Atlanta based writer/filmmaker Mehka King is hard at work on a documentary “The Color Green,” that centers around the lack of people of color working in the legal cannabis industry.
King and the film’s director Danny Digital, recently hosted a conference encouraging minority involvement in the cannabis business in Atlanta called The Color Green: Cash Color Cannabis. The pair hope to soon hold similar sessions in Orlando and Philadelphia.
King told Elevated Nation he hopes the film and the seminars promote awareness of several issues he says keep minorities at a disadvantage regarding entry into the legal cannabis industry.
“I call it the three Ps: Politics, pop culture and past feelings,” that keep people of color out of the cannabis industry,” King explains. “Politics and law we see as a system that plays loose with our lives. You know friends and family members who have been through the system, it’s hard for people to put in their minds that they could become involved in a legal cannabis enterprise,” he said.
The film examines the proliferation of medical and legal cannabis in the country and how minorities fit in the new industry. It covers the war on drugs and how it disproportionately impacted minority communities and how those impacted can try to find work in legal cannabis.
King’s interest in the topic of minorities in the cannabis field sprung from a conversation with a friend who makes edibles and planned to move to Colorado. “He said he had gone to all these conferences and rarely saw people of color. I would have thought the whole industry would be full of black and Latino people,” King said. “I started doing research into that and a lot of people that we speak to will mention that they won’t even look into it because they had a problem in the past. They don’t want to revisit something they put in the past. Good to see what’s going on in Oakland where they’re trying to get people involved or at least allow them to have access.”

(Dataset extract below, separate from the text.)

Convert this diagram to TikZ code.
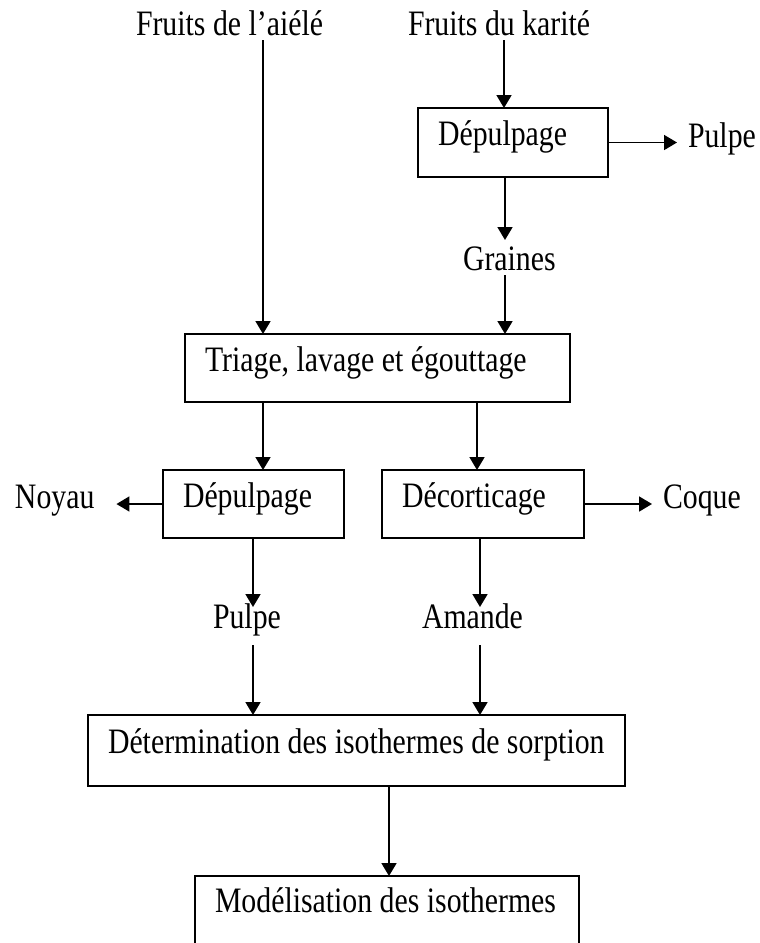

“Legalization is coming. Medical is growing and taking over more and more states,” says King, whose own state of Georgia has an extremely limited medical marijuana program. There’s currently only one dispensary in the state, but he is optimistic that Florida’s recent medical marijuana passage will cause Georgia to get its act together and improve its own medical cannabis system.
“The change we are trying to impact is to have people of color take more control locally over politics, where dispensaries are going to be placed and also to realize that we are the media these days,” King says. “If you don’t like the perception of how people of color are being portrayed as cannabis users, you can change that. You don’t have to wait for HBO or VICELAND, you can write something, shoot a video, take more control of media from a do it yourself standpoint.”